I came to believe that love was emotionally about punishment, practically about money, and now, I’m quite sure, it’s about power. It’s a thought that doesn’t escape me when I see how my dogs love me, how devoted they are to me, and I try not to remember that it’s because they fear me, because I hold power over them, and it’s not love: it’s subservience. But they don’t understand how I feel about them.
“Does being around your mother make you happy?”
“Not…really.”
“Then fuck her.”
“What do you mean? Should I call her and say fuck you?”
“Just fuck her!”
“I don’t understand…”
“Just forget about her. If she doesn’t make you happy, why keep her around? Why keep anyone around if they can’t provide you with something.”
“That’s a fucking heinous thing to say.”
“Think about it.”
“…you know, you’re right.”
Do I believe in love? No. Do I believe in friendship? Yes. Do I believe in firewater? Even more than I believe in friendship.
And now, the poem that spurred this whole mess:
The spell is broke, the charm is flown!
Thus is with life’s fitful fever:
We madly smile when we should groan;
Delirium is our best deceiver.Each lucid interval of thought
Recalls the woes of Nature’s charter;
And he that acts as wise men ought,
But lives, as saints have died, a martyr.

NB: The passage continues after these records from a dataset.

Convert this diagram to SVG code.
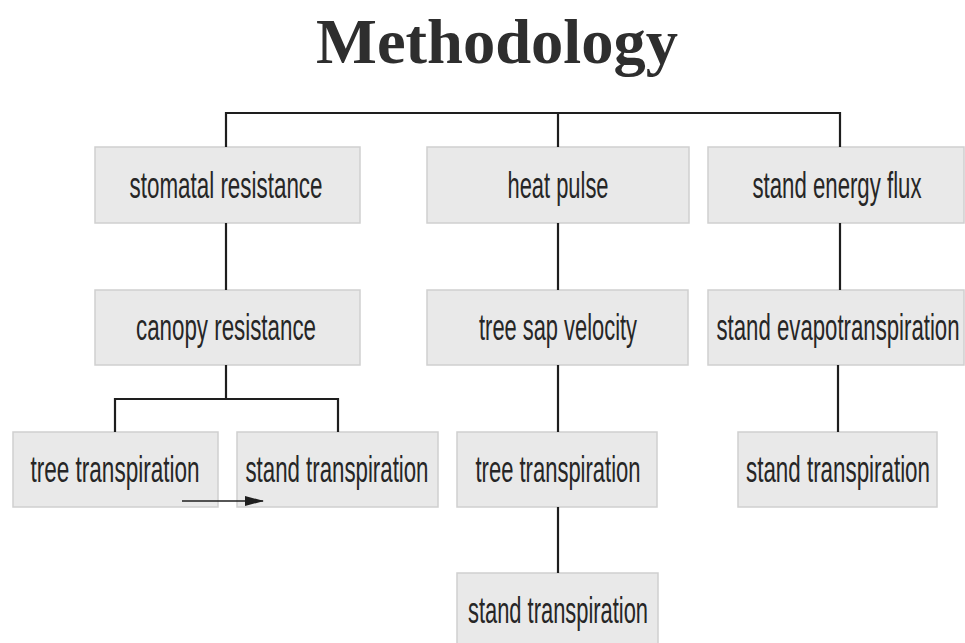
<svg xmlns="http://www.w3.org/2000/svg" width="965" height="643" viewBox="0 0 965 643">
<defs>
<style>
.box{fill:#e9e9e9;stroke:#cfcfcf;stroke-width:1.5}
.lbl{font-family:"Liberation Sans",Arial,sans-serif;font-size:37px;fill:#262626;text-anchor:middle}
.con{fill:none;stroke:#1e1e1e;stroke-width:2.2}
.title{font-family:"Liberation Serif","Times New Roman",serif;font-weight:bold;font-size:64px;fill:#2e2e2e;text-anchor:middle}
</style>
<marker id="ah" markerWidth="19" markerHeight="10" refX="18" refY="5" orient="auto" markerUnits="userSpaceOnUse">
<polygon points="0,0 19,5 0,10" fill="#1e1e1e"/>
</marker>
</defs>
<rect width="965" height="643" fill="#ffffff"/>
<text class="title" x="497" y="63" textLength="362" lengthAdjust="spacingAndGlyphs">Methodology</text>

<g id="stomatal">
<rect class="box" x="95" y="147" width="265" height="76"/>
<text class="lbl" transform="translate(226,198) scale(0.6,1)" textLength="321.7" lengthAdjust="spacingAndGlyphs">stomatal resistance</text>
</g>
<g id="heatpulse">
<rect class="box" x="427" y="147" width="262" height="76"/>
<text class="lbl" transform="translate(558,198) scale(0.6,1)" textLength="168.3" lengthAdjust="spacingAndGlyphs">heat pulse</text>
</g>
<g id="energyflux">
<rect class="box" x="708" y="147" width="256" height="76"/>
<text class="lbl" transform="translate(837,198) scale(0.6,1)" textLength="281.7" lengthAdjust="spacingAndGlyphs">stand energy flux</text>
</g>

<g id="canopy">
<rect class="box" x="95" y="290" width="265" height="75"/>
<text class="lbl" transform="translate(226,340) scale(0.6,1)" textLength="300" lengthAdjust="spacingAndGlyphs">canopy resistance</text>
</g>
<g id="sapvelocity">
<rect class="box" x="427" y="290" width="261" height="75"/>
<text class="lbl" transform="translate(558,340) scale(0.6,1)" textLength="263.3" lengthAdjust="spacingAndGlyphs">tree sap velocity</text>
</g>
<g id="evapotranspiration">
<rect class="box" x="708" y="290" width="256" height="75"/>
<text class="lbl" transform="translate(838,340) scale(0.6,1)" textLength="405" lengthAdjust="spacingAndGlyphs">stand evapotranspiration</text>
</g>

<g id="treetrans1">
<rect class="box" x="13" y="432" width="205" height="75"/>
<text class="lbl" transform="translate(115,482) scale(0.6,1)" textLength="281.7" lengthAdjust="spacingAndGlyphs">tree transpiration</text>
</g>
<g id="standtrans1">
<rect class="box" x="237" y="432" width="201" height="75"/>
<text class="lbl" transform="translate(337,482) scale(0.6,1)" textLength="305" lengthAdjust="spacingAndGlyphs">stand transpiration</text>
</g>
<g id="treetrans2">
<rect class="box" x="457" y="432" width="200" height="75"/>
<text class="lbl" transform="translate(558,482) scale(0.6,1)" textLength="275" lengthAdjust="spacingAndGlyphs">tree transpiration</text>
</g>
<g id="standtrans3">
<rect class="box" x="738" y="432" width="199" height="75"/>
<text class="lbl" transform="translate(838,482) scale(0.6,1)" textLength="306.7" lengthAdjust="spacingAndGlyphs">stand transpiration</text>
</g>
<g id="standtrans2">
<rect class="box" x="457" y="573" width="201" height="80"/>
<text class="lbl" transform="translate(558,623) scale(0.6,1)" textLength="300" lengthAdjust="spacingAndGlyphs">stand transpiration</text>
</g>

<g id="connectors">
<polyline class="con" points="226,147 226,113 840,113 840,147"/>
<line class="con" x1="558" y1="113" x2="558" y2="147"/>
<line class="con" x1="226" y1="223" x2="226" y2="290"/>
<line class="con" x1="558" y1="223" x2="558" y2="290"/>
<line class="con" x1="840" y1="223" x2="840" y2="290"/>
<line class="con" x1="226" y1="365" x2="226" y2="399"/>
<polyline class="con" points="115,432 115,399 338,399 338,432"/>
<line class="con" x1="558" y1="365" x2="558" y2="432"/>
<line class="con" x1="838" y1="365" x2="838" y2="432"/>
<line class="con" x1="558" y1="507" x2="558" y2="573"/>
<line x1="182" y1="501" x2="263" y2="501" stroke="#1e1e1e" stroke-width="1.6" marker-end="url(#ah)"/>
</g>
</svg>
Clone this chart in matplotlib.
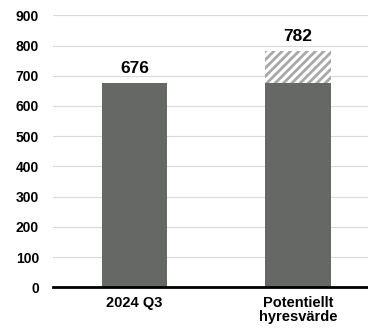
import matplotlib.pyplot as plt
import matplotlib as mpl

plt.rcParams['font.family'] = ['Liberation Sans', 'DejaVu Sans']
plt.rcParams['font.weight'] = 'bold'
mpl.rcParams['hatch.color'] = '#a8a8a8'
mpl.rcParams['hatch.linewidth'] = 2.0

categories = ['2024 Q3', 'Potentiellt\nhyresvärde']
base_values = [676, 676]
extra_values = [0, 106]
totals = [676, 782]

fig = plt.figure(figsize=(3.68, 3.32), dpi=100)
ax = fig.add_axes([0.144, 0.1346, 0.856, 0.8193])

x = [0, 1]
ax.bar(x, base_values, width=0.4, color='#666866', zorder=2)
ax.bar(x, extra_values, bottom=base_values, width=0.4, color='white',
       edgecolor='#a8a8a8', hatch='////', linewidth=0, zorder=2)

# value labels above each bar
for xi, t in zip(x, totals):
    ax.text(xi, t + 34, str(t), ha='center', va='baseline', fontsize=12.5, fontweight='bold')

ax.set_ylim(0, 900)
ax.set_xlim(-0.498, 1.428)
ax.set_yticks(range(0, 1000, 100))
ax.set_xticks(x)
ax.set_xticklabels(categories, fontsize=10.5, fontweight='bold', linespacing=1.0)
ax.tick_params(axis='y', labelsize=10, length=0, pad=10)
ax.tick_params(axis='x', length=0, pad=6)
ax.grid(axis='y', color='#d9d9d9', linewidth=0.8, zorder=0)
ax.set_axisbelow(True)
for s in ['top', 'right', 'left']:
    ax.spines[s].set_visible(False)
ax.spines['bottom'].set_linewidth(2)
ax.spines['bottom'].set_zorder(3)

fig.savefig('out.png', dpi=100)
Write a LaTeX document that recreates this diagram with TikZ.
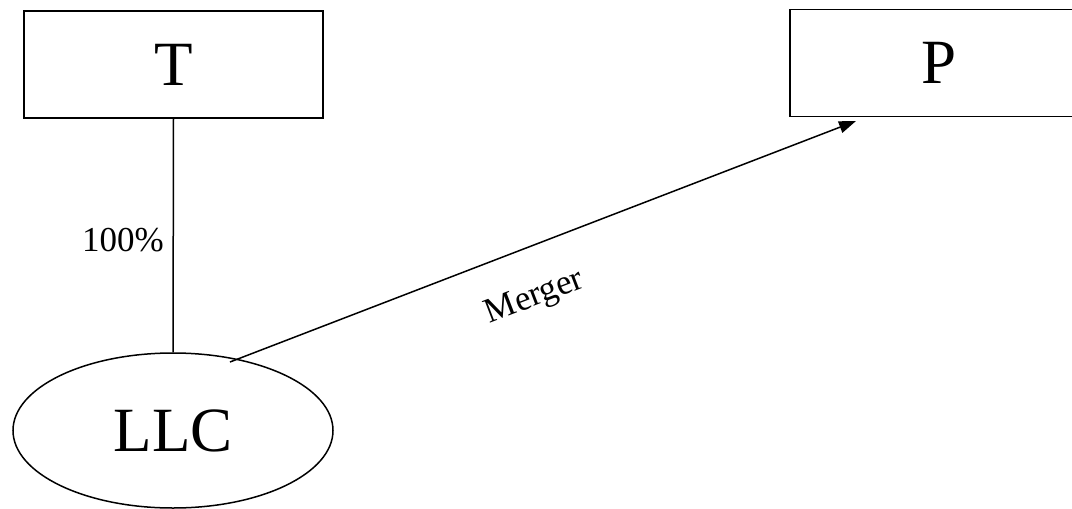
\documentclass[tikz,border=0pt]{standalone}
\usepackage{fontspec}
\setmainfont{Liberation Serif}
\usetikzlibrary{shapes.geometric,arrows.meta}
\tikzset{
  entity/.style={draw, line width=1.5pt, minimum width=299pt, minimum height=107pt, inner sep=0pt, font=\fontsize{63}{70}\selectfont},
  llc/.style={draw, ellipse, line width=1.5pt, minimum width=320pt, minimum height=155pt, inner sep=0pt, font=\fontsize{63}{70}\selectfont},
  conn/.style={line width=1.5pt},
  lbl/.style={inner sep=0pt, font=\fontsize{35}{40}\selectfont}
}
\begin{document}
\begin{tikzpicture}[x=1pt,y=-1pt]
\useasboundingbox (0,0) rectangle (1072,509);
\clip (0,0) rectangle (1072,509);
\node[entity] (T) at (173.5,64.5) {T};
\node[entity] (P) at (939.5,63) {P};
\node[llc] (L) at (173,430.5) {LLC};
\coordinate (ms) at (230,362);
\coordinate (me) at (856,121);
\draw[conn] (T.south) -- (L.north);
\draw[conn, -{Triangle[length=17pt,width=12pt]}] (ms) -- (me);
\node[lbl] (pct) at (123,240) {100\%};
\node[lbl, rotate=21] (mg) at (535,298) {Merger};
\end{tikzpicture}
\end{document}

1810 is fascinating year as far as his “occasional pieces” are concerned, because there are so few of them as compared with years prior and years following. At first I figured he was perhaps writing Childe Harold’s Pilgrimage while on his travels, but there’s no evidence of such speculation, so I have otherwise no answers. What’s particularly noteworthy during this period is that he’s a perfect poetic upstart, perhaps in the wake of English Bards and Scotch Reviewers, perhaps merely because he felt himself living in the golden age of mythology, making use of his classical education, “Ζωή μου, σᾶς ἀγαπῶ,” and making full use of all his 2,000 parts.
Well, so it goes, Byron died alone, Shelley died essentially estranged from his wife, Keats died without ever making love to his lover, the political revolutions all failed except in Greece, the sexual revolutions gave way to stifling victorianism, what was radical became obscure, what was sublime became quaint, what was humanist became theist. What hope have I now?